Step 5: Identifying Port Sizes and Orientations
The final stage in mastering how to measure a hydraulic cylinder involves the fluid connectivity architecture. Even if the physical dimensions of the cylinder are perfect, it is useless if you cannot connect the high pressure hydraulic hoses from your power unit.
You must identify the thread type and size of the hydraulic ports located on the cylinder barrel. Common port thread standards include SAE O-Ring Boss (ORB), National Pipe Thread (NPT), and various metric specifications. Utilizing a thread pitch gauge is highly recommended to ensure absolute accuracy, as forcing a mismatched hydraulic fitting into a cylinder port will instantly strip the threads and create a lethal high pressure leak. Furthermore, you must note the port orientation relative to the mounting pins. In many cramped machine compartments, if the ports are facing ninety degrees in the wrong direction, the hydraulic hoses will crimp against the chassis and fail. Specifying inline ports versus 90-degree offset ports is critical for a clean, professional installation.

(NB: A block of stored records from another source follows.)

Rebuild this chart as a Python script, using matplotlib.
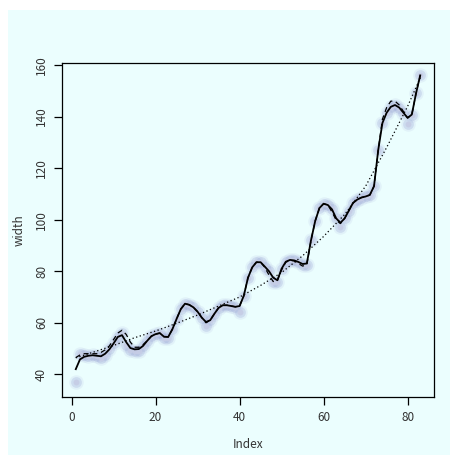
import numpy as np
import matplotlib
matplotlib.use("Agg")
import matplotlib.pyplot as plt
from matplotlib.patches import Rectangle

plt.rcParams['font.family'] = ['Noto Sans CJK JP', 'DejaVu Sans']

# observed values (points)
width = [37, 48, 47.5, 47, 47.5, 47, 46.5, 47.5, 49.7, 52, 54.5, 56, 51.5, 49.5, 49, 49,
         51, 53, 54.8, 55.6, 56, 54, 54, 57.5, 61.5, 65.3, 67.4, 67, 66, 64.3, 62, 58.7,
         61, 63.5, 65.8, 66.8, 66.8, 66.5, 66.2, 64.3, 70.5, 77.5, 81.5, 83.5, 83.5, 81.8,
         80, 76, 76, 81, 83.7, 84.4, 84.2, 83.6, 82.5, 82.5, 92, 99.5, 104.5, 106.2, 105.7,
         104, 100.5, 97.3, 100.5, 103.5, 106.5, 107.8, 108.6, 109, 109.6, 113, 127, 137.5,
         141.5, 143.8, 144.5, 143.5, 141.5, 137.2, 140.5, 149, 156]

# solid smoother
smooth_solid = [42, 45.8, 46.8, 47.2, 47.4, 47.2, 47, 48, 49.7, 52, 54.5, 55.2, 52.5,
                50.2, 49.7, 49.8, 51, 53, 54.8, 55.6, 56, 54.6, 54.5, 57.5, 61.5, 65.3,
                67.4, 67, 66, 64.3, 62, 60.3, 61, 63.5, 65.8, 66.8, 66.8, 66.5, 66.2, 66.5,
                70.5, 77.5, 81.5, 83.5, 83.5, 81.8, 80, 77.5, 76.5, 81, 83.7, 84.4, 84.2,
                83.6, 82.8, 83, 92, 99.5, 104.5, 106.2, 105.7, 104, 100.5, 98.8, 100.5,
                103.5, 106.5, 107.8, 108.6, 109, 109.6, 113, 127, 137.5, 141.5, 143.8,
                144.5, 143.5, 141.5, 139.5, 140.8, 149, 156]

# dashed smoother
smooth_dashed = [46.5, 47.5, 48, 48, 48, 48, 48.5, 49.5, 51, 53.5, 56, 57.1, 55.5, 52.5,
                 50.5, 50.5, 51.5, 53, 54.8, 55.6, 56, 54.6, 54.5, 57.5, 61.5, 65.3, 67.4,
                 67, 66, 64.3, 62, 60, 61, 63.5, 65.8, 66.8, 66.8, 66.5, 66.2, 66.5, 70.5,
                 77.5, 81.5, 83.5, 83.5, 81.5, 78.5, 76, 76.5, 80.5, 83.5, 84.2, 84, 83,
                 82, 82.5, 92, 99.5, 104.5, 106.2, 105.7, 103, 99.8, 98.5, 100.5, 103.5,
                 106.5, 107.8, 108.6, 109, 109.6, 113, 127, 139, 143.5, 146, 146, 144.5,
                 142, 139.5, 140.8, 149, 156]

# dotted (broad) smoother
dotted_x = [1, 5, 10, 15, 20, 25, 30, 35, 40, 45, 50, 55, 60, 65, 70, 75, 80, 83]
dotted_y = [46.4, 48.5, 51.2, 54.2, 56.8, 59.8, 63, 66.5, 70, 74.5, 79.5, 86, 93.5, 102,
            113, 128, 144, 155]

idx = np.arange(1, len(width) + 1)

fig = plt.figure(figsize=(4.5, 4.55), dpi=100)
fig.patch.set_facecolor('white')
bg = '#ebfefe'
fig.patches.append(Rectangle((8 / 450, 0), 1 - 8 / 450, 1 - 10 / 455,
                             transform=fig.transFigure, facecolor=bg,
                             edgecolor='none', zorder=-10))

ax = fig.add_axes([62 / 450, 1 - 397 / 455, (434 - 62) / 450, (397 - 63) / 455])
ax.set_facecolor(bg)

# blurred points
ax.scatter(idx, width, s=110, color='#aab4de', alpha=0.15, linewidths=0, zorder=2)
ax.scatter(idx, width, s=60, color='#949fd2', alpha=0.25, linewidths=0, zorder=2)
ax.scatter(idx, width, s=18, color='#c6cde6', alpha=0.9, linewidths=0, zorder=2)

ax.plot(dotted_x, dotted_y, color='black', lw=0.9, ls=(0, (1, 2)), zorder=3)
ax.plot(idx, smooth_dashed, color='black', lw=0.9, ls=(0, (4, 3)), zorder=3)
ax.plot(idx, smooth_solid, color='black', lw=1.3, zorder=4)

ax.set_xlim(-2.28, 86.28)
ax.set_ylim(31.2, 160.8)
ax.set_xticks([0, 20, 40, 60, 80])
ax.set_yticks([40, 60, 80, 100, 120, 140, 160])
ax.tick_params(length=6, width=0.9, labelsize=8.5, colors='black',
               labelcolor='#333333', pad=4)
for lab in ax.get_yticklabels():
    lab.set_rotation(90)
    lab.set_va('center')
for s in ax.spines.values():
    s.set_linewidth(0.9)

ax.set_xlabel('Index', fontsize=8.5, color='#333333', labelpad=10)
ax.set_ylabel('width', fontsize=8.5, color='#333333', labelpad=7)

fig.savefig('out.png', dpi=100, facecolor=fig.get_facecolor())
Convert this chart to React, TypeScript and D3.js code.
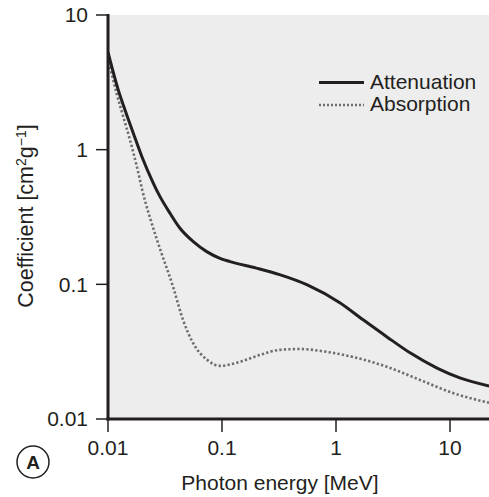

Conclusion: The Foundation of Fluid Power Success
Measuring a hydraulic cylinder is the critical first step in maintaining the productivity and safety of heavy machinery. By mastering the use of precision calipers, understanding the profound mathematical differences between bore, rod, and stroke dimensions, and accurately identifying mounting architectures, engineering professionals can specify exact replacement actuators with absolute confidence. A meticulously measured and properly sized hydraulic cylinder guarantees seamless installation, prevents catastrophic structural buckling under load, maximizes the efficiency of the hydraulic pump, and ensures that the world’s most powerful industrial equipment continues to operate at peak performance for years to come.